Firefox 6 (the latest), IE9 (the latest) and Chrome 14 (next one out in ~6 weeks) all have hardware accelerated rendering - so you should get very good performance with them. However, if you have an old graphics card or out of date drivers, the browser may fall back to software rendering which is slow. Make sure you have the latest graphics card drivers! In 6-12 months or so I imagine the majority of Internet users will be using a hardware accelerated browser.
can you give some information what you expect to be last date of the first version of the .exe exporter somehow ?

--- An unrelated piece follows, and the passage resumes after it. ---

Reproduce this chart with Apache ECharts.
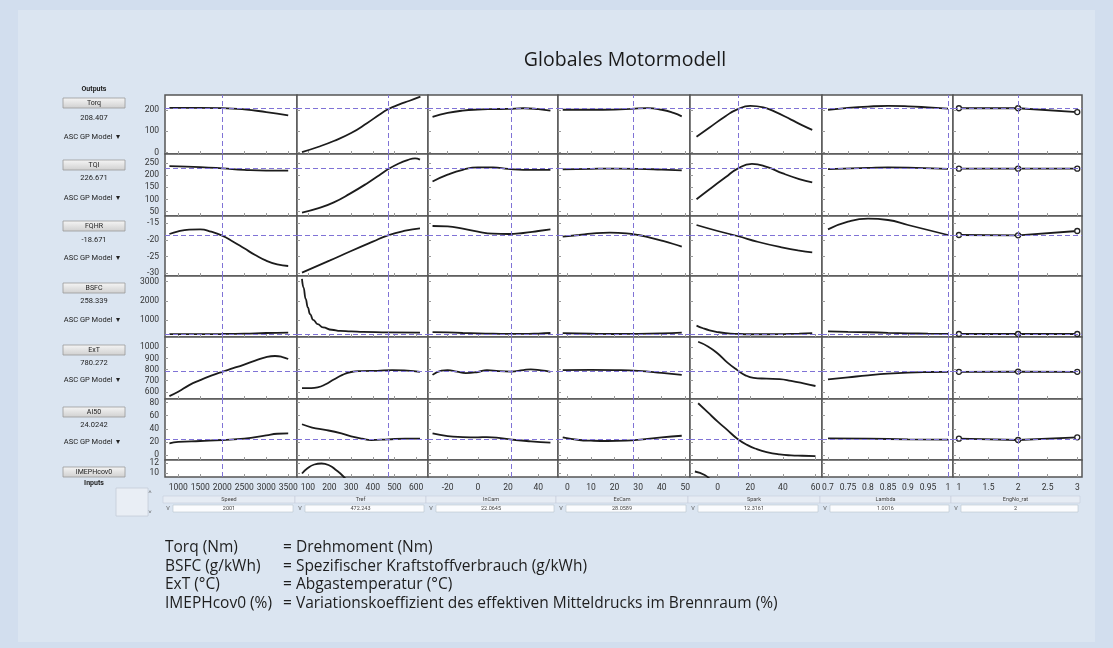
<!DOCTYPE html>
<html>
<head>
<meta charset="utf-8">
<script src="https://cdn.jsdelivr.net/npm/echarts@6/dist/echarts.min.js"></script>
<style>
  html, body { margin: 0; padding: 0; background: #d2deee; }
  .panel { position: absolute; left: 18px; top: 10px; width: 1077px; height: 632px; background: #dbe5f1; }
  #chart { position: absolute; left: 0; top: 0; width: 1113px; height: 648px; }
</style>
</head>
<body>
<div class="panel"></div>
<div id="chart"></div>
<script>
// inputs (columns)
const inputNames = ['Speed', 'Tref', 'InCam', 'ExCam', 'Spark', 'Lambda', 'EngNo_rat'];
const inputValues = ['2001', '472.243', '22.0645', '28.0589', '12.3161', '1.0016', '2'];
const inputRefs = [2001, 472.2, 22.06, 28.06, 12.32, 1.0016, 2];
const xTickLabels = [
  [1000, 1500, 2000, 2500, 3000, 3500],
  [100, 200, 300, 400, 500, 600],
  [-20, 0, 20, 40],
  [0, 10, 20, 30, 40, 50],
  [0, 20, 40, 60],
  [0.7, 0.75, 0.8, 0.85, 0.9, 0.95, 1],
  [1, 1.5, 2, 2.5, 3]
];
const xRanges = [[700, 3700], [50, 655], [-33, 53], [-4, 52], [-17, 64], [0.685, 1.0125], [0.9, 3.08]];

// outputs (rows)
const outputNames = ['Torq', 'TQI', 'FQHR', 'BSFC', 'ExT', 'AI50', 'IMEPHcov0'];
const outputValues = ['208.407', '226.671', '-18.671', '258.339', '780.272', '24.0242'];
const outputRefs = [208.407, 226.671, -18.671, 258.339, 780.272, 24.0242, null];
const yTickLabels = [
  [0, 100, 200],
  [50, 100, 150, 200, 250],
  [-30, -25, -20, -15],
  [1000, 2000, 3000],
  [600, 700, 800, 900, 1000],
  [0, 20, 40, 60, 80],
  [10, 12]
];
const yRanges = [[-6, 270], [32, 287], [-30.8, -12.8], [100, 3300], [535, 1093], [-7.5, 85.5], [9.2, 12.6]];

// model curves, one list per output, one curve per input
const torqCurves = [
  [[800, 210], [1000, 210], [1500, 210], [2000, 209], [2500, 203], [3000, 190], [3500, 175]],
  [[73, 3], [150, 28], [220, 55], [300, 92], [373, 138], [430, 178], [470, 203], [520, 225], [570, 243], [620, 262]],
  [[-30, 168], [-20, 186], [-10, 197], [0, 202], [10, 204], [20, 205], [30, 208], [40, 204], [48, 197]],
  [[-2, 201], [5, 201], [10, 201], [20, 202], [27, 205], [34, 209], [40, 201], [45, 186], [48.5, 170]],
  [[-13, 75], [-5, 118], [5, 172], [12, 203], [20, 219], [28, 212], [35, 192], [45, 155], [52, 128], [58, 107]],
  [[0.7, 201], [0.75, 210], [0.8, 216], [0.85, 219], [0.9, 217], [0.95, 212], [1.0, 206]],
  [[1, 208], [2, 208], [3, 190]]
];
const tqiCurves = [
  [[800, 237], [1000, 236], [1500, 233], [2000, 228], [2500, 222], [3000, 219], [3500, 219]],
  [[73, 46], [150, 64], [220, 88], [295, 124], [373, 166], [430, 200], [470, 224], [520, 248], [560, 262], [595, 269], [618, 264]],
  [[-30, 174], [-20, 202], [-10, 222], [0, 232], [10, 232], [20, 226], [30, 222], [40, 222], [48, 222]],
  [[-2, 224], [10, 226], [20, 227], [30, 226], [40, 223], [48.5, 220]],
  [[-13, 101], [-5, 142], [5, 192], [12, 226], [21, 246], [30, 234], [40, 207], [50, 184], [58, 170]],
  [[0.7, 225], [0.8, 230], [0.85, 232], [0.9, 231], [1.0, 226]],
  [[1, 226.7], [2, 226.7], [3, 226.7]]
];
const fqhrCurves = [
  [[800, -18.2], [1000, -17.4], [1250, -16.9], [1500, -16.8], [1750, -17.5], [2000, -18.7], [2250, -20.5], [2500, -22.5], [2750, -24.5], [3000, -26.2], [3250, -27.3], [3500, -27.8]],
  [[73, -29.8], [200, -26.2], [300, -23.3], [400, -20.5], [470, -18.6], [550, -17.2], [618, -16.5]],
  [[-30, -15.8], [-20, -15.9], [-10, -16.6], [0, -17.5], [10, -18.1], [20, -18.2], [30, -17.9], [40, -17.3], [48, -16.8]],
  [[-2, -19.0], [5, -18.5], [10, -18.1], [18, -17.8], [25, -18.0], [30, -18.5], [35, -19.3], [40, -20.2], [45, -21.2], [48.5, -22.0]],
  [[-13, -15.5], [0, -17.3], [12, -18.8], [25, -20.6], [40, -22.3], [50, -23.2], [58, -23.7]],
  [[0.7, -16.8], [0.75, -14.5], [0.8, -13.6], [0.85, -14.0], [0.9, -15.5], [0.95, -17.0], [1.0, -18.5]],
  [[1, -18.5], [2, -18.6], [3, -17.3]]
];
const bsfcCurves = [
  [[800, 255], [1500, 252], [2000, 258], [2500, 275], [3000, 310], [3500, 330]],
  [[73, 3150], [80, 2700], [90, 2100], [100, 1650], [110, 1300], [125, 1000], [145, 780], [170, 600], [210, 480], [250, 420], [300, 390], [355, 370], [470, 340], [618, 330]],
  [[-30, 360], [-20, 340], [-10, 310], [0, 290], [10, 275], [20, 265], [30, 262], [40, 280], [48, 310]],
  [[-2, 300], [10, 270], [20, 258], [30, 265], [40, 290], [48.5, 330]],
  [[-13, 700], [-9, 560], [-5, 450], [0, 360], [5, 300], [12, 262], [20, 245], [30, 245], [40, 255], [50, 275], [58, 300]],
  [[0.7, 390], [0.75, 370], [0.8, 350], [0.85, 320], [0.9, 295], [0.95, 275], [1.0, 260]],
  [[1, 258], [2, 258], [3, 258]]
];
const extCurves = [
  [[800, 561], [1000, 600], [1250, 660], [1500, 705], [1750, 745], [2000, 780], [2250, 812], [2500, 845], [2750, 880], [3000, 912], [3200, 922], [3350, 915], [3500, 895]],
  [[73, 632], [110, 633], [145, 640], [180, 665], [220, 710], [260, 752], [300, 778], [350, 786], [420, 789], [490, 795], [560, 790], [618, 780]],
  [[-30, 752], [-24, 790], [-20, 795], [-14, 782], [-8, 768], [0, 778], [6, 795], [14, 785], [22, 782], [30, 795], [35, 802], [42, 792], [48, 780]],
  [[-2, 795], [10, 797], [20, 795], [30, 788], [40, 770], [48.5, 752]],
  [[-12, 1050], [-6, 1008], [0, 945], [6, 862], [12, 795], [17, 748], [22, 725], [30, 718], [38, 714], [45, 698], [52, 678], [60, 652]],
  [[0.7, 712], [0.75, 730], [0.8, 748], [0.85, 763], [0.9, 773], [0.95, 778], [1.0, 780]],
  [[1, 780], [2, 782], [3, 780]]
];
const ai50Curves = [
  [[800, 18], [1000, 20], [1500, 21.5], [2000, 23], [2500, 25], [3000, 30], [3250, 32.5], [3500, 33]],
  [[73, 47], [120, 42], [180, 38.5], [255, 33], [300, 28.5], [350, 25], [393, 23], [470, 24], [550, 25], [618, 25]],
  [[-30, 33], [-20, 29], [-10, 27.5], [0, 27], [6, 27.5], [15, 26], [25, 23], [35, 21], [48, 19]],
  [[-2, 27], [5, 23], [10, 22], [17, 21.5], [25, 22], [32, 24], [40, 27], [48.5, 29.5]],
  [[-12, 79], [-6, 65], [0, 51], [6, 38], [12, 25], [18, 15.5], [24, 9], [30, 4.5], [38, 1], [45, -0.5], [52, -1], [60, -1.5]],
  [[0.7, 25.5], [0.8, 25], [0.9, 24], [1.0, 23.5]],
  [[1, 25], [2, 23], [3, 27]]
];
const imephCurves = [
  [],
  [[73, 9.9], [100, 11.0], [130, 11.7], [163, 11.9], [200, 11.5], [230, 10.6], [262, 9.4], [290, 8.0]],
  [],
  [],
  [[-14, 10.3], [-8, 9.6], [-4, 8.5]],
  [],
  []
];

const legendKeys = ['Torq (Nm)', 'BSFC (g/kWh)', 'ExT (°C)', 'IMEPHcov0 (%)'];
const legendTexts = [
  '= Drehmoment (Nm)',
  '= Spezifischer Kraftstoffverbrauch (g/kWh)',
  '= Abgastemperatur (°C)',
  '= Variationskoeffizient des effektiven Mitteldrucks im Brennraum (%)'
];

const allCurves = [torqCurves, tqiCurves, fqhrCurves, bsfcCurves, extCurves, ai50Curves, imephCurves];

// layout of the cell matrix
const colX = [165, 297, 428, 558, 690, 822, 953, 1082];
const rowY = [95, 154, 216, 276, 337, 399, 460, 477];
const uiFont = 'Roboto, "Liberation Sans", sans-serif';
const textFont = '"Open Sans", sans-serif';
const refColor = '#8073d6';

const chart = echarts.init(document.getElementById('chart'), null, { renderer: 'canvas' });

const grids = [], xAxes = [], yAxes = [], series = [];
for (let r = 0; r < 7; r++) {
  for (let c = 0; c < 7; c++) {
    const idx = r * 7 + c;
    grids.push({
      left: colX[c], top: rowY[r],
      width: colX[c + 1] - colX[c], height: rowY[r + 1] - rowY[r],
      show: true, backgroundColor: '#ffffff',
      borderColor: '#555', borderWidth: 1.5,
      outerBoundsMode: 'none'
    });
    xAxes.push({
      type: 'value', gridIndex: idx,
      min: xRanges[c][0], max: xRanges[c][1],
      axisLine: { show: false, onZero: false },
      splitLine: { show: false },
      axisTick: { show: true, inside: true, length: 3, lineStyle: { color: '#9a9a9a' }, customValues: xTickLabels[c] },
      axisLabel: {
        show: r === 6, customValues: xTickLabels[c], formatter: v => String(v),
        fontSize: 8.5, color: '#333', margin: 6, fontFamily: uiFont
      }
    });
    yAxes.push({
      type: 'value', gridIndex: idx,
      min: yRanges[r][0], max: yRanges[r][1],
      axisLine: { show: false, onZero: false },
      splitLine: { show: false },
      axisTick: { show: true, inside: true, length: 3, lineStyle: { color: '#9a9a9a' }, customValues: yTickLabels[r] },
      axisLabel: {
        show: c === 0, customValues: yTickLabels[r], formatter: v => String(v),
        fontSize: 8.5, color: '#333', margin: 6, fontFamily: uiFont
      }
    });
    const marks = [{ xAxis: inputRefs[c] }];
    if (outputRefs[r] !== null) marks.push({ yAxis: outputRefs[r] });
    const steep = (r === 3 && c === 1);
    series.push({
      type: 'line',
      name: outputNames[r] + '/' + inputNames[c],
      xAxisIndex: idx, yAxisIndex: idx,
      data: allCurves[r][c],
      smooth: c === 6 ? false : 0.5,
      smoothMonotone: steep ? 'x' : undefined,
      showSymbol: c === 6,
      symbol: 'circle', symbolSize: 5,
      itemStyle: { color: '#fff', borderColor: '#222', borderWidth: 1.3 },
      lineStyle: { color: '#1c1c1c', width: 1.8 },
      clip: true, silent: true,
      markLine: {
        silent: true, symbol: ['none', 'none'],
        label: { show: false },
        lineStyle: { color: refColor, type: [5, 3], width: 1 },
        data: marks
      }
    });
  }
}

// left-hand output panel and bottom input widgets
const graphics = [];
const txt = (x, y, text, size, opts) => ({
  type: 'text', x, y, silent: true,
  style: Object.assign({ text, fill: '#222', fontSize: size, fontFamily: uiFont, align: 'center', verticalAlign: 'middle' }, opts || {})
});
const btnFill = new echarts.graphic.LinearGradient(0, 0, 0, 1, [
  { offset: 0, color: '#f6f6f6' }, { offset: 1, color: '#cfcfcf' }
]);

graphics.push(txt(94, 89, 'Outputs', 7, { fontWeight: 'bold' }));
const btnY = [103, 165, 226, 288, 350, 412, 472];
const valY = [118, 178, 240, 301, 363, 425];
const ascY = [137, 198, 258, 320, 380, 442];
for (let r = 0; r < 7; r++) {
  graphics.push({ type: 'rect', silent: true, shape: { x: 63, y: btnY[r] - 5, width: 62, height: 10 }, style: { fill: btnFill, stroke: '#9a9a9a', lineWidth: 0.8 } });
  graphics.push(txt(94, btnY[r], outputNames[r], 7));
  if (r < 6) {
    graphics.push(txt(94, valY[r], outputValues[r], 7.5));
    graphics.push(txt(92, ascY[r], 'ASC GP Model  ▾', 7.5));
  }
}
graphics.push(txt(94, 483, 'Inputs', 7, { fontWeight: 'bold' }));
graphics.push({ type: 'rect', silent: true, shape: { x: 116, y: 488, width: 32, height: 28 }, style: { fill: '#e9eef5', stroke: '#c4ccd8', lineWidth: 0.8 } });
graphics.push(txt(150, 492, '˄', 6, { fill: '#555' }));
graphics.push(txt(150, 512, '˅', 6, { fill: '#555' }));

for (let c = 0; c < 7; c++) {
  const x0 = colX[c] - 2, w = colX[c + 1] - colX[c];
  graphics.push({ type: 'rect', silent: true, shape: { x: x0, y: 496, width: w, height: 7 }, style: { fill: '#e6ecf4', stroke: '#c6cedb', lineWidth: 0.6 } });
  graphics.push(txt(x0 + w / 2, 499.5, inputNames[c], 5.5, { fill: '#444' }));
  graphics.push({ type: 'rect', silent: true, shape: { x: x0 + 10, y: 505, width: w - 12, height: 7 }, style: { fill: '#fbfcfe', stroke: '#b9c2cf', lineWidth: 0.6 } });
  graphics.push(txt(x0 + 5, 508.5, 'V', 5.5, { fill: '#555' }));
  graphics.push(txt(x0 + w / 2, 508.5, inputValues[c], 5.5, { fill: '#444' }));
}

// title and legend text
graphics.push(txt(625, 60, 'Globales Motormodell', 19.5, { fill: '#1a1a1a', fontFamily: textFont }));
for (let i = 0; i < legendKeys.length; i++) {
  const y = 548 + i * 18.5;
  graphics.push(txt(165, y, legendKeys[i], 15.5, { align: 'left', fill: '#1e1e1e', fontFamily: textFont }));
  graphics.push(txt(283, y, legendTexts[i], 15.5, { align: 'left', fill: '#1e1e1e', fontFamily: textFont }));
}

chart.setOption({
  backgroundColor: 'transparent',
  animation: false,
  grid: grids,
  xAxis: xAxes,
  yAxis: yAxes,
  series: series,
  graphic: { elements: graphics }
});
window.addEventListener('resize', () => chart.resize());
</script>
</body>
</html>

We honestly don't know what to say - we're stretched to the limit with finishing features in the editor and HTML5 exporter. Once that's done it will take more time to get an EXE exporter done if that's what we decide to do next. So I don't want to say anything in case anybody holds us to that!
so can you please give some estimation on how the opengl exe exporter would run compared to cc on older hardware (for example p3 1ghz, gf1 or 2, athlon 1200 radeon 7k, 8k)
would there be any fps loss to cc games or to other opengl games that run good on such hardware (e.g. idtech3, cs, or with dx ut2003) ?
An OpenGL runtime should be equally as fast as the DirectX one (it's the graphics hardware that sets performance, not the API). OpenGL is much more compatible than DirectX though. You won't need any updates at all, for example. Most computers can run OpenGL without any modification at all.
what would be the estimated system requirements (opengl version, drivers, os ...) ?
Same as C2: Windows XP SP2+ (don't know about Mac, haven't looked yet), and OpenGL 1.1 which has been pretty much universal since 1997.
how secure is my gamecontent exactly ?
r51 obfuscates javascript so it should be nearly impossible to reverse engineer a HTML5 game on the web back to its C2 project. However, due to the nature of the web, your images all have to be uploaded to the server too. Copyright law is on your side though: in most countries, you do not need to do anything to copyright your work, it is automatically copyrighted to you, so it is illegal for anyone to copy and use your images.
Hope that helps - let me know if you have any more questions!